Seorang Nur adalah merupakan gambaran mengenai segelintir perempuan Indonesia yang masih harus mengais rejeki dengan melakoni apa saja, untuk tetap dapat bertahan hidup, terutama untuk masa depan anak-anak mereka. Kisah hidup Nur bercerita tentang sebuah pengharapan, sebuah pengorbanan, dan sebuah jalan keluar atas setumpuk persoalan dan kekejaman hidup. Orang-orang seperti Nur mungkin saja akan dihujani berbagai tudingan miring, hinaan, dan terlebih diskriminasi. Banyak di antara kita yang bisa jadi akan memaki dengan ganasnya atas setiap tindakan orang-orang seperti Nur itu. Terlebih, bagi mereka yang merasa sebagai ‘kalangan kelas bermoral’. Perjuangan Nur memang sarat kegetiran, tapi tujuannya sungguh mulia, supaya anak-anaknya bisa hidup, bersekolah, dan kelak tidak akan menjadi seperti dirinya saat ini. Anak-anak bagi Nur adalah harapan. Dan ia akan berusaha sekuat dayanya untuk membuka jalan kepada harapan itu, bukan menutupnya.

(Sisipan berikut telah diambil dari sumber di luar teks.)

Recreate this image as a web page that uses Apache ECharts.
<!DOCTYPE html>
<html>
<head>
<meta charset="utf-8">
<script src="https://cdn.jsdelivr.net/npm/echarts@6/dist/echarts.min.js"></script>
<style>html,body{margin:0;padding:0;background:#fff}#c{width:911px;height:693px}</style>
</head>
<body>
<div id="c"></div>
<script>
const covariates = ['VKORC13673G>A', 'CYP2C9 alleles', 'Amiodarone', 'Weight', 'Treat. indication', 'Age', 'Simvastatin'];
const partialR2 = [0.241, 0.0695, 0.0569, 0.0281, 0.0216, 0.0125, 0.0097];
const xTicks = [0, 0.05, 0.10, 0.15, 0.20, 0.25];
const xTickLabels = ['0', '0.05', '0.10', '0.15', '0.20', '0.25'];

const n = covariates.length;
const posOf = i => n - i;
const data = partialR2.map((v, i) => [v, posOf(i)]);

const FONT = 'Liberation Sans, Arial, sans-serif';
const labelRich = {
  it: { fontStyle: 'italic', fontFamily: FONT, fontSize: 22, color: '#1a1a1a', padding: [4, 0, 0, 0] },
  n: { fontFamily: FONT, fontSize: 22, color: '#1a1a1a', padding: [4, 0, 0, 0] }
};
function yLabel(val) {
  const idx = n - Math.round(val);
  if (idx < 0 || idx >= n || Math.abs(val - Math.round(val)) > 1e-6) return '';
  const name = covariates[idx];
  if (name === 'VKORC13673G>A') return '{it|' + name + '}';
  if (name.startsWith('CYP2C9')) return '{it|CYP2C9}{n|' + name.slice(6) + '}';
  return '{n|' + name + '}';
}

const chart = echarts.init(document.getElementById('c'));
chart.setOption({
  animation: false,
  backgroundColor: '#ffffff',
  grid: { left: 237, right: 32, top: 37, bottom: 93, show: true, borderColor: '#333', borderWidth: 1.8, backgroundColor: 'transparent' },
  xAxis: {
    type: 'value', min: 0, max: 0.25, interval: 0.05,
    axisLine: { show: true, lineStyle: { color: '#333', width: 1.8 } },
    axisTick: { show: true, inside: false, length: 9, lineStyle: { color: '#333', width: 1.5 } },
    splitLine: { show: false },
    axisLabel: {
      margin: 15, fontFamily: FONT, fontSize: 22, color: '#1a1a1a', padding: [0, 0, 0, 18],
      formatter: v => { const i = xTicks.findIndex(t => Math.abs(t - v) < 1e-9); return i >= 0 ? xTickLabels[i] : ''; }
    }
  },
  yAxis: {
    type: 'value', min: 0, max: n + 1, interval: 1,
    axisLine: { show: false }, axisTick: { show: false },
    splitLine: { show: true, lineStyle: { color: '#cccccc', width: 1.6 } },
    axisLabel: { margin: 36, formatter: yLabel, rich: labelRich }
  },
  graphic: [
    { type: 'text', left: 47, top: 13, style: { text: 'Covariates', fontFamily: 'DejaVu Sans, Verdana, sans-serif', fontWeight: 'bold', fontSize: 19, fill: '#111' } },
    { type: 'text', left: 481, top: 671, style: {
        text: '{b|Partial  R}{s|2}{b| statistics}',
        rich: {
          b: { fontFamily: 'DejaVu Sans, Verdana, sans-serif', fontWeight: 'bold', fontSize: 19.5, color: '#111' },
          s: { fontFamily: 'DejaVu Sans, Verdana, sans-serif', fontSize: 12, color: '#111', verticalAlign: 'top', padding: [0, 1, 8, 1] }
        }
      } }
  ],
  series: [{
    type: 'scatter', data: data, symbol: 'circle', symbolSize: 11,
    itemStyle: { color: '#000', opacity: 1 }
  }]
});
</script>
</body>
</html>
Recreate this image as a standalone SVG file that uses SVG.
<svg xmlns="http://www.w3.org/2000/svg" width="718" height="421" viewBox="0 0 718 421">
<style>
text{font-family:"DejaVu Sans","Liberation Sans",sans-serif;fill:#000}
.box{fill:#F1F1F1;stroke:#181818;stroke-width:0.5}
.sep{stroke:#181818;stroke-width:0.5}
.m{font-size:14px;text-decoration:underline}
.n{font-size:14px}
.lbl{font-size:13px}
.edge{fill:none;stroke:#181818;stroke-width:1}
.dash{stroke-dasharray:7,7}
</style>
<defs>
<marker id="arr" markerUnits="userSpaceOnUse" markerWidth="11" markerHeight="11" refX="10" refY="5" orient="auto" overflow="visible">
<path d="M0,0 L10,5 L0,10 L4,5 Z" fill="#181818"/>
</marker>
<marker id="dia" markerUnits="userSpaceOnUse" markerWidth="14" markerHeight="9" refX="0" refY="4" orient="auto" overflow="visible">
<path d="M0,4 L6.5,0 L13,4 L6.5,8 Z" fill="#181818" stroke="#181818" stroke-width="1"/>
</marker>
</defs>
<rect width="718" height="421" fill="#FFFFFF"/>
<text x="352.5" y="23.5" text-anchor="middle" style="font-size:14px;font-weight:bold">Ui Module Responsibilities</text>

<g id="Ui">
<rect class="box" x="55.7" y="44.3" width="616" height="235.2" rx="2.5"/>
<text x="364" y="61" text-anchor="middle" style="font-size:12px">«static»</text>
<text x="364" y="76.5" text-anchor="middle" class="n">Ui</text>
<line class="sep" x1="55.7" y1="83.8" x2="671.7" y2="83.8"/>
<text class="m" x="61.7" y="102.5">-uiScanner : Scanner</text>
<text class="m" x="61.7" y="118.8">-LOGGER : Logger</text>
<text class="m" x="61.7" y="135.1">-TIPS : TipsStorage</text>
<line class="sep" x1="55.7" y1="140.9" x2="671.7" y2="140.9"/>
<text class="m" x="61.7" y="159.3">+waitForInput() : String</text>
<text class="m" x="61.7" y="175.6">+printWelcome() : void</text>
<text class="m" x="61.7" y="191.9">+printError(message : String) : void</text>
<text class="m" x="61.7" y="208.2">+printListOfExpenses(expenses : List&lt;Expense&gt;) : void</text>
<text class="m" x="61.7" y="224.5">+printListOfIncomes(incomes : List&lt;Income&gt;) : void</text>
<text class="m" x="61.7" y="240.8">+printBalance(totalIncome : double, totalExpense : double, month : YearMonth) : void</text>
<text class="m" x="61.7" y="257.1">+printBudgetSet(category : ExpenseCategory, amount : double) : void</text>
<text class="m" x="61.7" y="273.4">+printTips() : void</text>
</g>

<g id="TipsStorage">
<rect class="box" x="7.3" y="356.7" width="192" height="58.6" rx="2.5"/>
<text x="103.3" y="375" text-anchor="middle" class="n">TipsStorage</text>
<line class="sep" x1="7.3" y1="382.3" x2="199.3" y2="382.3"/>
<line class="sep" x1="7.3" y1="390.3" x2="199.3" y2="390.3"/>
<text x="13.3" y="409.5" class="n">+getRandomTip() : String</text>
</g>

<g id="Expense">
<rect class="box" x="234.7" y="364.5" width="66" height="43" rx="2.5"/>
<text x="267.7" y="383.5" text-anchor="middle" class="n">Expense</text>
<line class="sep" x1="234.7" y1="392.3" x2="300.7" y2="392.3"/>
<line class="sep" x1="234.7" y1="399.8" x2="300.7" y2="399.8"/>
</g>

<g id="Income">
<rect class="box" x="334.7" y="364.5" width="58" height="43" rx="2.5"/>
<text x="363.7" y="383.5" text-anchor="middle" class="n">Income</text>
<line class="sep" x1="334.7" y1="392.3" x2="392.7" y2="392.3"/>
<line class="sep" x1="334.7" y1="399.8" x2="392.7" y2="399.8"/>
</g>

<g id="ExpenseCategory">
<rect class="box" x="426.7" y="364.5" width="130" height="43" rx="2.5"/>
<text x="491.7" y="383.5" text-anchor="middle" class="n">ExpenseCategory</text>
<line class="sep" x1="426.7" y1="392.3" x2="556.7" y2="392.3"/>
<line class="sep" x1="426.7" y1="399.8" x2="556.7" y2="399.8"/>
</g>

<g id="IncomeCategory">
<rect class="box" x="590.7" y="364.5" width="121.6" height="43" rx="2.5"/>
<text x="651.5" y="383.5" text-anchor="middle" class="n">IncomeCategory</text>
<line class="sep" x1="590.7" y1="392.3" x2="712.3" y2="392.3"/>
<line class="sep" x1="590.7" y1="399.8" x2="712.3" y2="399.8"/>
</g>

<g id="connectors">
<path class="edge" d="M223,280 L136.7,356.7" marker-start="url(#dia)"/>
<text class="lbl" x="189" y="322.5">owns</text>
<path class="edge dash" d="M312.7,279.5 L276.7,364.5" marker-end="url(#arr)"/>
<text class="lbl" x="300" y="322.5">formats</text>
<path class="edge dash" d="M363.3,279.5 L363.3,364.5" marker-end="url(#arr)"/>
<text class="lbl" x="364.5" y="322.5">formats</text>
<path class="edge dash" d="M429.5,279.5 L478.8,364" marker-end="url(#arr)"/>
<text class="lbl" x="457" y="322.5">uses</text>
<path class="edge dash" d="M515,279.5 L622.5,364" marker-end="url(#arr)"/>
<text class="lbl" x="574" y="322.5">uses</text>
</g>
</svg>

Lalu, apakah Tuhan tutup mata melihat orang-orang seperti Nur? Tidak juga. Bukankah Tuhan menugasi kita untuk membantu sesama kita, dan yang pasti sesama itu adalah juga orang-orang seperti Nur. Bukankah juga, kita yang sudah diberkati Tuhan mestinya punya kesadaran untuk membagi berkat itu bagi Nur, serta Nur-Nur yang lain di sekitar kita? Apakah Tuhan menghendaki kita menjauhkan diri dari orang-orang seperti Nur, atau membantunya? Lebih mulia mana membantu orang seperti Nur atau membiarkannya?

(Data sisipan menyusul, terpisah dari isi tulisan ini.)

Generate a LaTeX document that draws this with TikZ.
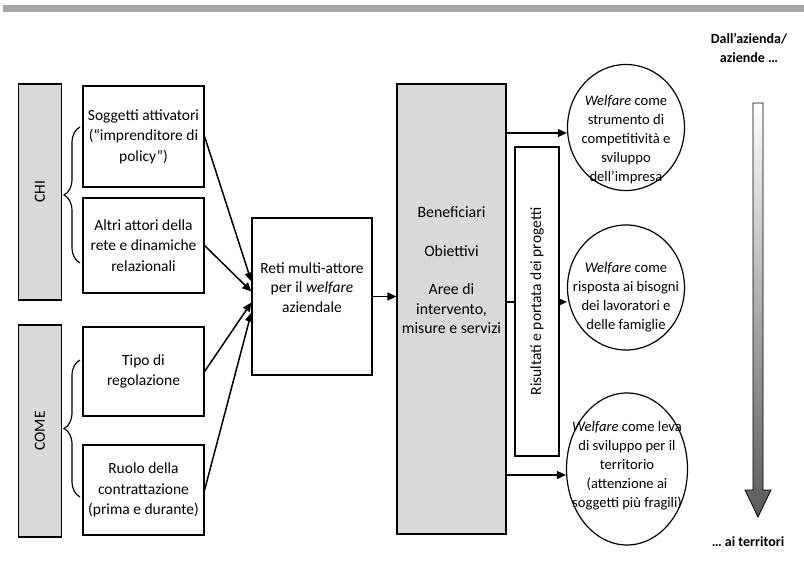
\documentclass[tikz,border=0pt]{standalone}
\usepackage{fontspec}
\setmainfont{Carlito}
\usetikzlibrary{positioning}
\usetikzlibrary{arrows.meta,shapes.geometric}
\usetikzlibrary{decorations.pathreplacing}

\begin{document}
\begin{tikzpicture}[x=1pt, y=-1pt, font=\fontsize{15.5}{20.5}\selectfont,
  box/.style={draw, line width=1.2pt, rectangle, align=center, inner sep=0pt},
  greybox/.style={box, fill=black!15},
  ell/.style={draw, line width=1.2pt, ellipse, inner sep=0pt},
  elltext/.style={align=center, font=\fontsize{14.6}{19}\selectfont},
  arr/.style={-{Triangle[length=9pt,width=8pt]}, line width=1.5pt},
  brc/.style={line width=1.2pt, decorate, decoration={brace, amplitude=16pt}},
  corner/.style={font=\fontsize{14}{19}\selectfont\bfseries, align=center}]

 \useasboundingbox (0,0) rectangle (804,561);
 \fill[black!35] (3,5) rectangle (804,12);

 % chi / come
 \node[greybox, rotate=90, minimum width=216pt, minimum height=43pt] (chi) at (40,192) {CHI};
 \node[greybox, rotate=90, minimum width=212pt, minimum height=43pt] (come) at (40,431) {COME};

 \foreach \name/\yc/\h/\txt in {sogg/136.5/101/{Soggetti attivatori\\(“imprenditore di\\policy”)},
     altri/245.5/95/{Altri attori della\\rete e dinamiche\\relazionali},
     tipo/371.5/89/{Tipo di\\regolazione},
     ruolo/490/90/{Ruolo della\\contrattazione\\(prima e durante)}} {
    \node[box, minimum width=121pt, minimum height=\h pt] (\name) at (143.5,\yc) {\txt};
 }

 \draw[brc] (80,263) -- (80,127);
 \draw[brc] (80,497) -- (80,360);

 \node[box, minimum width=120pt, minimum height=157pt] (reti) at (312,296.5) {};
 \node[align=center, font=\fontsize{15.5}{19.5}\selectfont] (retitxt) at ([yshift=9pt]reti.center) {Reti multi-attore\\per il \textit{welfare}\\aziendale};

 \draw[arr] (sogg.east) -- ([yshift=15pt]reti.west);
 \draw[arr] (altri.east) -- ([yshift=5pt]reti.west);
 \draw[arr] (tipo.east) -- ([yshift=-6pt]reti.west);
 \draw[arr] (ruolo.east) -- ([yshift=-16pt]reti.west);

 % azioni
 \node[greybox, minimum width=109pt, minimum height=450pt] (azioni) at (451.5,309) {};
 \node[align=center, font=\fontsize{15.8}{19.5}\selectfont] (azionitxt) at (451.5,270.5) {Beneficiari\\[19pt]Obiettivi\\[19pt]Aree di\\intervento,\\misure e servizi};
 \draw[arr] (reti.east) -- (reti.east -| azioni.west);

 % welfare
 \node[ell, minimum width=117pt, minimum height=126pt] (e1) at (626,127.5) {};
 \node[elltext] (t1) at (626,140) {\textit{Welfare} come\\strumento di\\competitività e\\sviluppo\\dell’impresa};
 \node[ell, minimum width=117pt, minimum height=125pt] (e2) at (626,287.5) {};
 \node[elltext] (t2) at (626,297.5) {\textit{Welfare} come\\risposta ai bisogni\\dei lavoratori e\\delle famiglie};
 \node[ell, minimum width=121pt, minimum height=152pt] (e3) at (627,469) {};
 \node[elltext] (t3) at (627,465.5) {\textit{Welfare} come leva\\di sviluppo per il\\territorio\\(attenzione ai\\soggetti più fragili)};

 \foreach \y/\e in {133/e1, 302/e2, 475/e3}
   \draw[arr] (azioni.east |- 0,\y) -- (\e.west |- 0,\y);

 \node[box, fill=white, rotate=90, minimum width=309pt, minimum height=44pt] (risultati) at (537,301.5) {Risultati e portata dei progetti};

 \shade[draw, line width=0.8pt, top color=white, bottom color=black!65]
   (753,103) -- (763,103) -- (763,490) -- (771,490) -- (758,517) -- (745,490) -- (753,490) -- cycle;
 \node[corner] (da) at (749,48) {Dall’azienda/\\aziende …};
 \node[corner] (verso) at (748,542) {… ai territori};

\end{tikzpicture}
\end{document}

Dari sini kita lantas mempertanyakan bagaimana segala moralitas ketika berhadapan dengan wajah perempuan-perempuan Indonesia seperti Nur. Janno Rompas dalam sebuah tulisannya, pernah mengangkat tentang tulisan Emmanuel Levinas (1905-1995), seorang filsuf Perancis yang berbicara tentang wajah. Dalam artikelnya yang berjudul Beyond Intentionality, Levinas menyebutkan bahwa “Wajah” bukan penunjuk atau simbol melainkan secara pasti dan total adalah sebagai “wajah yang memanggil”. Kalau kita tarik sebuah garis utuh, maka seakan-akan si Levinas ini hendak mengingatkan kesadaran kemanusiaan kita, bahwa dengan melihat Nur kita terpanggil untuk bertangung jawab melakukan kebaikan atas ‘Wajah’ itu. Di dalam wajah Nur, kita kemudian dapat melihat wajah kita juga, sebagai ‘wajah yang memanggil’ dan ‘wajah yang terpanggil’.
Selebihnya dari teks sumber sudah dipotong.